▸ Given request
Skip all pictures. Write out the data below from its first line through the line that contains "-5.54, -5.25, -4.59, -3.97, -3.26, -2.48, -1.47, -0.50, 0]".

▸ Data excerpt
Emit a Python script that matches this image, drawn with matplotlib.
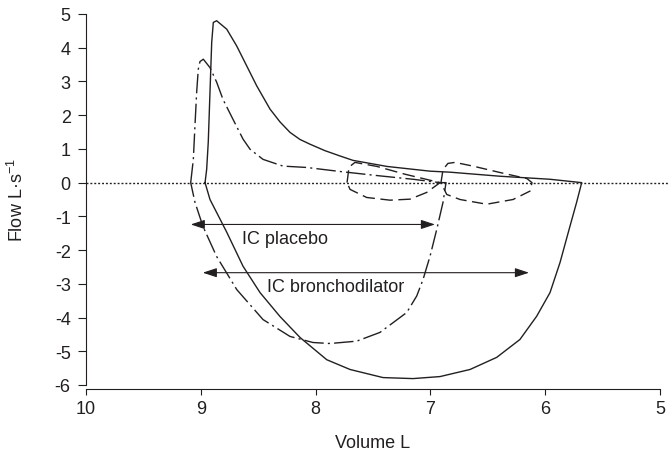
import matplotlib
matplotlib.use("Agg")
import matplotlib.pyplot as plt

# maximal flow-volume loop after bronchodilator (solid)
bd_vol = [8.963, 8.949, 8.935, 8.920, 8.905, 8.891, 8.862, 8.774, 8.687, 8.600, 8.513, 8.397,
          8.310, 8.223, 8.136, 8.049, 7.920, 7.787, 7.674, 7.378, 7.003, 6.829, 6.394, 5.958, 5.682,
          5.726, 5.784, 5.871, 5.958, 6.074, 6.220, 6.422, 6.655, 6.916, 7.152, 7.413,
          7.700, 7.903, 8.136, 8.310, 8.484, 8.632, 8.774, 8.920, 8.963]
bd_flow = [0, 0.39, 1.20, 2.68, 4.16, 4.75, 4.80, 4.55, 4.05, 3.46, 2.87, 2.18,
           1.80, 1.49, 1.28, 1.14, 0.95, 0.79, 0.66, 0.48, 0.34, 0.31, 0.19, 0.10, 0,
           -0.58, -1.29, -2.37, -3.26, -3.96, -4.65, -5.18, -5.54, -5.75, -5.81, -5.78,
           -5.54, -5.25, -4.59, -3.97, -3.26, -2.48, -1.47, -0.50, 0]

# maximal flow-volume loop after placebo (dash-dot)
pl_vol = [9.088, 9.065, 9.051, 9.036, 9.022, 9.007, 8.978, 8.920, 8.862, 8.807, 8.720, 8.632,
          8.571, 8.458, 8.284, 8.078, 7.787, 7.439, 7.152, 6.916,
          6.864, 6.890, 6.945, 7.003, 7.064, 7.119, 7.206, 7.439, 7.642, 7.875, 8.023,
          8.223, 8.458, 8.687, 8.862, 8.981, 9.051, 9.088]
pl_flow = [0, 0.69, 1.68, 2.68, 3.36, 3.59, 3.66, 3.41, 2.98, 2.47, 1.88, 1.29,
           0.99, 0.69, 0.49, 0.45, 0.33, 0.20, 0.10, 0,
           0, -0.58, -1.39, -2.18, -2.87, -3.36, -3.85, -4.44, -4.70, -4.77, -4.74,
           -4.56, -4.06, -3.17, -2.19, -1.30, -0.58, 0]

# tidal loops (dashed)
pl_tidal_vol = [7.726, 7.709, 7.657, 7.465, 7.222, 6.916, 7.032, 7.178, 7.352, 7.555, 7.700, 7.726]
pl_tidal_flow = [0, 0.46, 0.60, 0.48, 0.25, 0, -0.29, -0.49, -0.52, -0.44, -0.20, 0]

bd_tidal_vol = [6.908, 6.890, 6.847, 6.786, 6.629, 6.394, 6.159, 6.115,
                6.132, 6.280, 6.510, 6.742, 6.858, 6.908]
bd_tidal_flow = [0, 0.39, 0.57, 0.60, 0.49, 0.30, 0.12, 0,
                 -0.25, -0.50, -0.64, -0.50, -0.35, 0]

# inspiratory capacity arrows
ic_labels = ["IC placebo", "IC bronchodilator"]
ic_start = [9.088, 8.983]
ic_end = [6.960, 6.141]
ic_flow = [-1.24, -2.67]
ic_text_vol = [8.644, 8.421]
ic_text_flow = [-1.80, -3.22]

x_ticks = [10, 9, 8, 7, 6, 5]
y_ticks = [5, 4, 3, 2, 1, 0, -1, -2, -3, -4, -5, -6]

ink = "#231f20"
fs = 13
plt.rcParams["font.family"] = ["Liberation Sans", "DejaVu Sans"]
plt.rcParams["mathtext.fontset"] = "custom"
plt.rcParams["mathtext.rm"] = "Liberation Sans"

fig = plt.figure(figsize=(6.7, 4.56), dpi=100)
ax = fig.add_axes([86 / 670, 1 - 386 / 456, 574 / 670, 371 / 456])

ax.axhline(0, xmin=0, xmax=1.014, color=ink, lw=1.0, linestyle=(0, (1.4, 1.4)), clip_on=False)

ax.plot(bd_vol, bd_flow, color=ink, lw=1.0)
ax.plot(pl_vol, pl_flow, color=ink, lw=1.0, linestyle=(0, (14, 3, 1.5, 3)))
ax.plot(pl_tidal_vol, pl_tidal_flow, color=ink, lw=1.0, linestyle=(0, (9, 4)))
ax.plot(bd_tidal_vol, bd_tidal_flow, color=ink, lw=1.0, linestyle=(0, (8, 4)))

for lab, v0, v1, f, tv, tf in zip(ic_labels, ic_start, ic_end, ic_flow, ic_text_vol, ic_text_flow):
    ax.annotate("", xy=(v0, f), xytext=(v1, f),
                arrowprops=dict(arrowstyle="<|-|>,head_length=0.85,head_width=0.28",
                                color=ink, lw=0.8, shrinkA=0, shrinkB=0))
    ax.text(tv, tf, lab, fontsize=fs, color=ink, ha="left", va="baseline")

ax.set_xlim(10, 5)
ax.set_ylim(-6, 5)
ax.set_xticks(x_ticks)
ax.set_yticks(y_ticks)
ax.set_xticklabels([str(t) for t in x_ticks])
ax.set_yticklabels([str(t) for t in y_ticks])

for side in ["top", "right"]:
    ax.spines[side].set_visible(False)
for side in ["left", "bottom"]:
    ax.spines[side].set_color(ink)
    ax.spines[side].set_linewidth(0.8)
ax.spines["bottom"].set_position(("outward", 3))

ax.tick_params(axis="y", direction="out", length=6, width=0.8, pad=5, colors=ink, labelsize=fs)
ax.tick_params(axis="x", direction="out", length=4, width=0.8, pad=4, colors=ink, labelsize=fs)

ax.set_xlabel("Volume L", fontsize=fs, color=ink, labelpad=12)
ax.set_ylabel(r"Flow L·s$^{\mathregular{-1}}$", fontsize=fs, color=ink)
ax.yaxis.set_label_coords(-0.103, 0.5)

fig.savefig("out.png", dpi=100)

▸ Task answer
Emit a Python script that matches this image, drawn with matplotlib.
import matplotlib
matplotlib.use("Agg")
import matplotlib.pyplot as plt

# maximal flow-volume loop after bronchodilator (solid)
bd_vol = [8.963, 8.949, 8.935, 8.920, 8.905, 8.891, 8.862, 8.774, 8.687, 8.600, 8.513, 8.397,
          8.310, 8.223, 8.136, 8.049, 7.920, 7.787, 7.674, 7.378, 7.003, 6.829, 6.394, 5.958, 5.682,
          5.726, 5.784, 5.871, 5.958, 6.074, 6.220, 6.422, 6.655, 6.916, 7.152, 7.413,
          7.700, 7.903, 8.136, 8.310, 8.484, 8.632, 8.774, 8.920, 8.963]
bd_flow = [0, 0.39, 1.20, 2.68, 4.16, 4.75, 4.80, 4.55, 4.05, 3.46, 2.87, 2.18,
           1.80, 1.49, 1.28, 1.14, 0.95, 0.79, 0.66, 0.48, 0.34, 0.31, 0.19, 0.10, 0,
           -0.58, -1.29, -2.37, -3.26, -3.96, -4.65, -5.18, -5.54, -5.75, -5.81, -5.78,
           -5.54, -5.25, -4.59, -3.97, -3.26, -2.48, -1.47, -0.50, 0]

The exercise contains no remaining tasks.